Categories
Television

Buying Beverly Hills

Beverly Hills, a bucolic suburb of Los Angeles, is synonymous with ostentatious wealth and materialism. Multimillionaires, billionaires and celebrities are at home here. The luxurious mansions in which they live are beyond the reach of 99 percent of Americans. They are reserved for the super-rich, the pampered and self-centred individuals who are blithely immune to soaring inflation and deaf to the increasingly staggering price of food, households goods, services and real estate.

Homes in this exclusive neighborhood, with their spaciousness, exquisite finishes and luxuriant gardens, usually run into the high millions of dollars. The agents who sell them have prospered.

Mauricio Umansky, a 53-year-old Mexican Jew who immigrated to the United States as a teenager, is one of the most successful realtors in this class. As one of the founders and chief executive officer of The Agency, a company with offices around North America and the world, his net worth is reportedly $100 million.
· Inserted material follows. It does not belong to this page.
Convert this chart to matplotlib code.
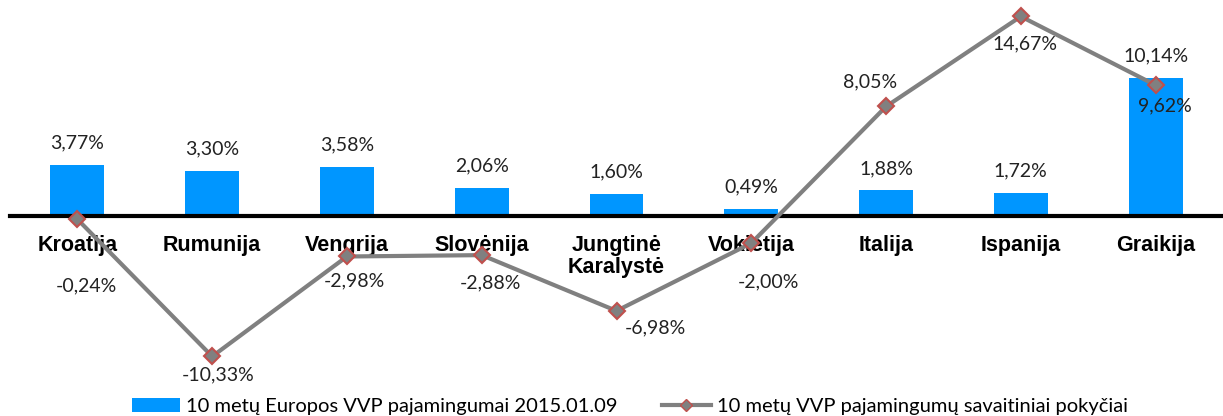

Umansky has parlayed his expertise into the entertainment field. His Netflix reality show, Buying Beverly Hills, is currently in its second season and most probably will be extended by at least one more year.

A view of Beverly Hills

I tuned in because I like the Mediterranean ambience of Los Angeles, where my eldest daughter once lived. I’m talking about the nearly constant mild weather, the frequent bright sunshine, the lush wooded hills, the stately palm trees, and the semi-tropical vegetation.

If you’re economically secure, this is the place to be.

And if you’re even remotely interested in architecture, as I am, the finest homes in Beverly Hills are invariably marvels of design and construction, a tasteful melange of concrete, brick, hardwood, marble, tile and glass that is the last word in refinement.

Umansky, a seasoned agent, knows his way around this terrain, his company having sold a long list of properties valued at upwards of $1 billion.

Several generations ago, when discriminatory restrictive covenants kept Jews, African Americans and Asians at bay here, a person like him would have been like a fish out of water in Beverly Hills. But times have changed, thankfully, and Beverly Hills is now his playground and fount of wealth.

Buying Beverly Hills is far more than a show about the hustle and bustle of real estate. It is also a fizzy soap opera, with Umansky as its shining star and his daughters and employees filling in as secondary yet important planets.

Mauricio and Farrah

Apart from Umansky, the central characters are his two daughters, Alexia, 27, and Sophia, 24, and his 36-year-old step-daughter, Farrah, all of whom are his employees.

Farrah’s mother, Kyle Richards, an actress born and raised in Hollywood and a recurring figure in The Real Housewives of Beverly Hills, converted to Judaism before marrying Umansky 27 years ago. Richards’ first husband, an Indonesian businessman, is of Dutch and Arab descent.

The Agency’s top agents, Ben Belack, Joey Ben-Zvi and Zach Goldsmith, are Jewish. Umansky’s close associate, a Latin American named Santiago Arana, wears a crucifix.

An African American agent and gay man, Brandon Graves, is thrown into the mix, as is Michelle Schwartz, a pushy and overly  ambitious agent who arouses Umansky’s ire at one critical point.

Once in a while, Umansky’s father, a man of few words, makes a fleeting appearance.

The most interesting segments revolve around open houses, which resemble backyard cocktail parties, and agent inspection tours of the homes that are due to be sold. Properties of this magnitude and quality are usually only seen in glossy magazines. Yet there are enough affluent buyers out there who think nothing of spending tens of millions of dollars on one-of-a-kind residences, with all the bells and whistles, overlooking the hazy skyline of Los Angeles.

Of far less interest is the idle chatter, the catty gossip and the sobs that punctuate Buying Beverly Hills. Alexia and Sophia, though earnest and decent, come across as quintessential JAPs, Jewish American princesses. Farrah seems like a more serious and solid person.

The agents, from Ben Belack on down, are portrayed as cut-throat connivers who have perfected the art of the deal and are not necessarily honest and sincere in their interactions with each other.

Umamsky is seen as a caring father, an avid partygoer and a calculating entrepreneur on high alert for the next great business opportunity. As the ten episodes unfold, his heretofore durable marriage incrementally disintegrates as his wife coldly distances herself from him, leaving their daughters distraught.

Mauricio and Kyle

Although primarily set in the greater Los Angeles area, Buying Beverly Hills partially unfolds in Miami Beach, where the Umansky team lands a lucrative contract to sell ultra-expensive condominiums in Sunny Isles, and in the chic mountain resort town of Aspen, where the Umanskys as a family unwind.

The Umansky family unwinds

The problems that ail the world are nowhere in evidence.

This well-crafted series, featuring alluring drone footage of Beverly Hills and environs, is reasonably entertaining and illuminating in the sense that it provides an accurate and timely overview of the pricey real estate market in one of America’s poshest suburbs. But its personal dramas and melodramas, dripping with pathos, can be boring and irrelevant.